QotD: Peace can also be the health of the state

War, we libertarians are fond of telling each other, is the health of the state. Peruse the most recent posting here by our own WW1 historian, Patrick Crozier, to see how we often think about such things. So, what about that increasingly obtrusive and kleptocratic Brazilian state that has been putting itself about lately, stirring up misery and libertarianism? There have been no big wars to make the Brazilian state as healthy as it now is, and especially not recently. What of that?

The story Bruno Nardi told made me think of the book that explains how peace is also the health of the state, namely Mancur Olson’s public choice theory classic, The Rise and Decline of Nations. It is years since I read this, but the story that this book tells is of the slow accumulation and coagulation of politics, at the expense of mere business, as the institutions of a hitherto thriving nation gang up together to form “distributional coalitions” (that phrase I do definitely recall). The point being that if you get involved in a war, and especially if you lose a war, the way Germany and Japan lost WW2, that tends to break up such coalitions.

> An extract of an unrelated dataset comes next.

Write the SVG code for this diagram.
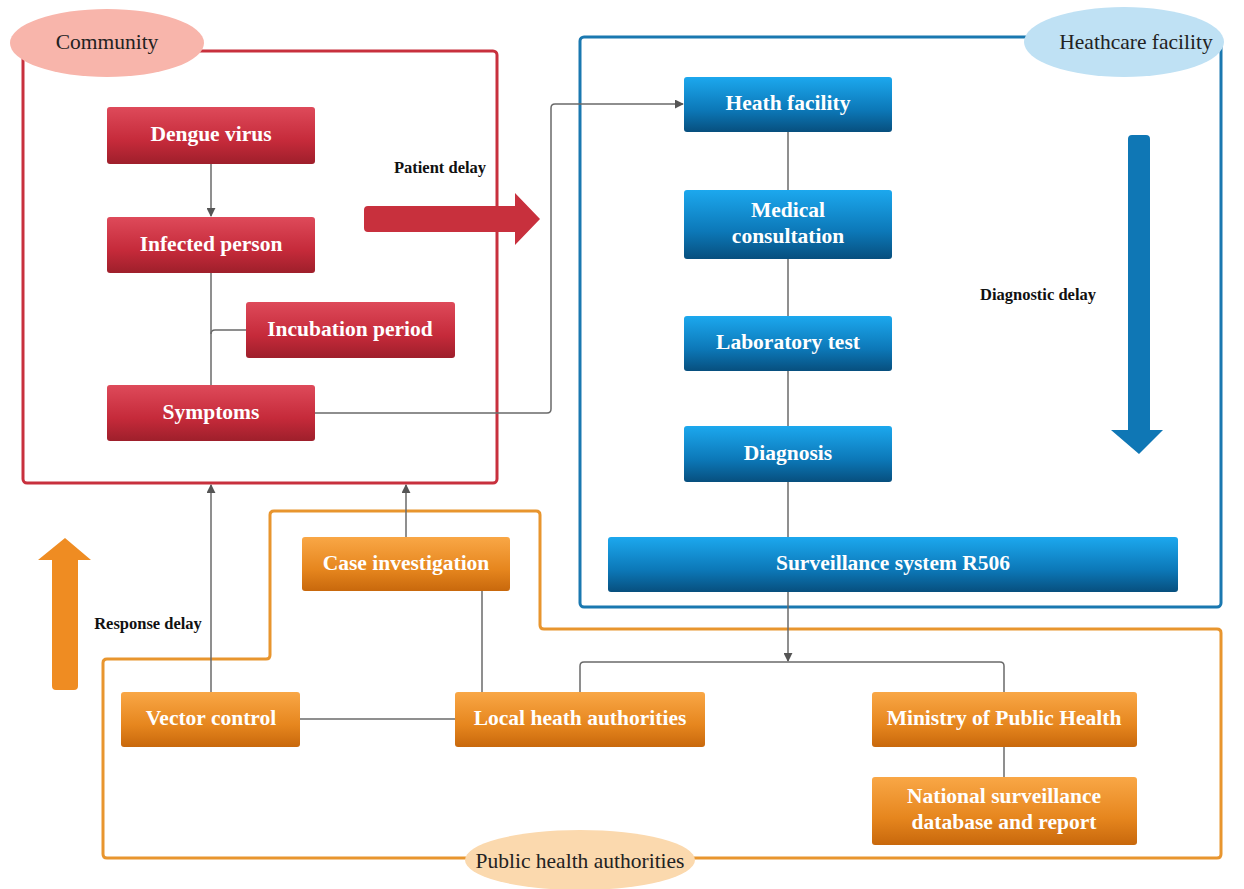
<svg xmlns="http://www.w3.org/2000/svg" width="1244" height="889" viewBox="0 0 1244 889">
<defs>
<linearGradient id="gRed" x1="0" y1="0" x2="0" y2="1"><stop offset="0" stop-color="#de4a5a"/><stop offset="0.6" stop-color="#c52a3a"/><stop offset="1" stop-color="#9e1f2b"/></linearGradient>
<linearGradient id="gBlue" x1="0" y1="0" x2="0" y2="1"><stop offset="0" stop-color="#1ca8ee"/><stop offset="0.6" stop-color="#0c78b8"/><stop offset="1" stop-color="#074f7e"/></linearGradient>
<linearGradient id="gOrange" x1="0" y1="0" x2="0" y2="1"><stop offset="0" stop-color="#f9a746"/><stop offset="0.6" stop-color="#e6861e"/><stop offset="1" stop-color="#c8680c"/></linearGradient>
<marker id="arr" viewBox="0 0 10 10" refX="9" refY="5" markerWidth="9" markerHeight="9" orient="auto" markerUnits="userSpaceOnUse"><path d="M0,0 L10,5 L0,10 z" fill="#555"/></marker>
</defs>
<style>
.lbl{font-family:"Liberation Serif","Times New Roman",serif;font-weight:bold;font-size:21.5px;fill:#fff;text-anchor:middle;dominant-baseline:central}
.grp{font-family:"Liberation Serif","Times New Roman",serif;font-size:21.5px;fill:#222;text-anchor:middle;dominant-baseline:central}
.dly{font-family:"Liberation Serif","Times New Roman",serif;font-weight:bold;font-size:16.5px;fill:#111;text-anchor:middle;dominant-baseline:central}
.con{fill:none;stroke:#6a6a6a;stroke-width:1.5}
.red{fill:url(#gRed)}
.blue{fill:url(#gBlue)}
.orange{fill:url(#gOrange)}
</style>
<rect width="1244" height="889" fill="#fff"/>

<!-- frames -->
<g id="community-frame">
<rect x="23" y="51" width="474" height="432" rx="4" fill="none" stroke="#c8303d" stroke-width="3"/>
<ellipse cx="107" cy="43" rx="97" ry="34" fill="#f8b5ab"/>
<text class="grp" x="107" y="42">Community</text>
</g>
<g id="healthcare-frame">
<rect x="580" y="37" width="641" height="570" rx="4" fill="none" stroke="#1a78b0" stroke-width="3"/>
<ellipse cx="1124" cy="42" rx="100" ry="35" fill="#bfe1f4"/>
<text class="grp" x="1136" y="42">Heathcare facility</text>
</g>
<g id="public-frame">
<path d="M274,511 L536,511 Q540,511 540,515 L540,625 Q540,629 544,629 L1217,629 Q1221,629 1221,633 L1221,854 Q1221,858 1217,858 L107,858 Q103,858 103,854 L103,663 Q103,659 107,659 L266,659 Q270,659 270,655 L270,515 Q270,511 274,511 Z" fill="none" stroke="#e8952e" stroke-width="3"/>
<ellipse cx="580" cy="860" rx="115" ry="30" fill="#fbd9ae"/>
<text class="grp" x="580" y="861">Public health authorities</text>
</g>

<!-- connectors -->
<g id="connectors">
<path class="con" d="M211,164 L211,216" marker-end="url(#arr)"/>
<path class="con" d="M211,273 L211,385"/>
<path class="con" d="M246,330 L215,330 Q211,330 211,334"/>
<path class="con" d="M315,413 L547,413 Q551,413 551,409 L551,108 Q551,104 555,104 L683,104" marker-end="url(#arr)"/>
<path class="con" d="M788,132 L788,537"/>
<path class="con" d="M788,592 L788,661" marker-end="url(#arr)"/>
<path class="con" d="M580,692 L580,666 Q580,662 584,662 L1000,662 Q1004,662 1004,666 L1004,692"/>
<path class="con" d="M1004,747 L1004,777"/>
<path class="con" d="M211,692 L211,485" marker-end="url(#arr)"/>
<path class="con" d="M406,537 L406,485" marker-end="url(#arr)"/>
<path class="con" d="M482,692 L482,591"/>
<path class="con" d="M300,719 L455,719"/>
</g>

<!-- delay arrows -->
<g id="patient-delay">
<path d="M368,206 L515,206 L515,193 L540,219 L515,245 L515,232 L368,232 Q364,232 364,228 L364,210 Q364,206 368,206 Z" fill="#c8303d"/>
<text class="dly" x="440" y="167">Patient delay</text>
</g>
<g id="diagnostic-delay">
<path d="M1128,139 Q1128,135 1132,135 L1146,135 Q1150,135 1150,139 L1150,430 L1163,430 L1139,454 L1111,430 L1128,430 Z" fill="#0f77b5"/>
<text class="dly" x="1038" y="294">Diagnostic delay</text>
</g>
<g id="response-delay">
<path d="M52,686 L52,560 L38,560 L65,538 L91,560 L78,560 L78,686 Q78,690 74,690 L56,690 Q52,690 52,686 Z" fill="#ef8c22"/>
<text class="dly" x="148" y="623">Response delay</text>
</g>

<!-- nodes -->
<g id="dengue-virus"><rect class="red" x="107" y="107" width="208" height="57" rx="3"/><text class="lbl" x="211" y="134">Dengue virus</text></g>
<g id="infected-person"><rect class="red" x="107" y="217" width="208" height="56" rx="3"/><text class="lbl" x="211" y="244">Infected person</text></g>
<g id="incubation-period"><rect class="red" x="246" y="302" width="209" height="56" rx="3"/><text class="lbl" x="350" y="329">Incubation period</text></g>
<g id="symptoms"><rect class="red" x="107" y="385" width="208" height="56" rx="3"/><text class="lbl" x="211" y="412">Symptoms</text></g>

<g id="heath-facility"><rect class="blue" x="684" y="77" width="208" height="55" rx="3"/><text class="lbl" x="788" y="103">Heath facility</text></g>
<g id="medical-consultation"><rect class="blue" x="684" y="190" width="208" height="69" rx="3"/><text class="lbl" x="788" y="210">Medical</text><text class="lbl" x="788" y="236">consultation</text></g>
<g id="laboratory-test"><rect class="blue" x="684" y="316" width="208" height="55" rx="3"/><text class="lbl" x="788" y="342">Laboratory test</text></g>
<g id="diagnosis"><rect class="blue" x="684" y="426" width="208" height="56" rx="3"/><text class="lbl" x="788" y="453">Diagnosis</text></g>
<g id="surveillance-system"><rect class="blue" x="608" y="537" width="570" height="55" rx="3"/><text class="lbl" x="893" y="563">Surveillance system R506</text></g>

<g id="case-investigation"><rect class="orange" x="302" y="537" width="208" height="54" rx="3"/><text class="lbl" x="406" y="563">Case investigation</text></g>
<g id="vector-control"><rect class="orange" x="121" y="692" width="179" height="55" rx="3"/><text class="lbl" x="211" y="718">Vector control</text></g>
<g id="local-heath-authorities"><rect class="orange" x="455" y="692" width="250" height="55" rx="3"/><text class="lbl" x="580" y="718">Local heath authorities</text></g>
<g id="ministry-public-health"><rect class="orange" x="872" y="692" width="265" height="55" rx="3"/><text class="lbl" x="1004" y="718">Ministry of Public Health</text></g>
<g id="national-surveillance"><rect class="orange" x="872" y="777" width="265" height="68" rx="3"/><text class="lbl" x="1004" y="796">National surveillance</text><text class="lbl" x="1004" y="822">database and report</text></g>
</svg>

The last thing on the mind of a German trade unionist or businessman, in 1946, was lobbying the government for regulatory advantages or for subsidies for his particular little slice of the German economy. Such people at that time were more concerned to obtain certificates saying that they weren’t Nazis, a task made trickier by the fact that most of them were Nazis. Olson’s way of thinking makes the post-war (West) German and then Japanese economic miracles, and the relative sluggishness of the British economy at that time, a lot more understandable. Winning a war, as Olson points out, is not nearly so disruptive of those distributional coalitions, in fact it strengthens them, as Crozier’s earlier posting illustrates.

Brian Micklethwait, “The view from Brazil is that peace is also the health of the state”, Samizdata, 2018-04-13.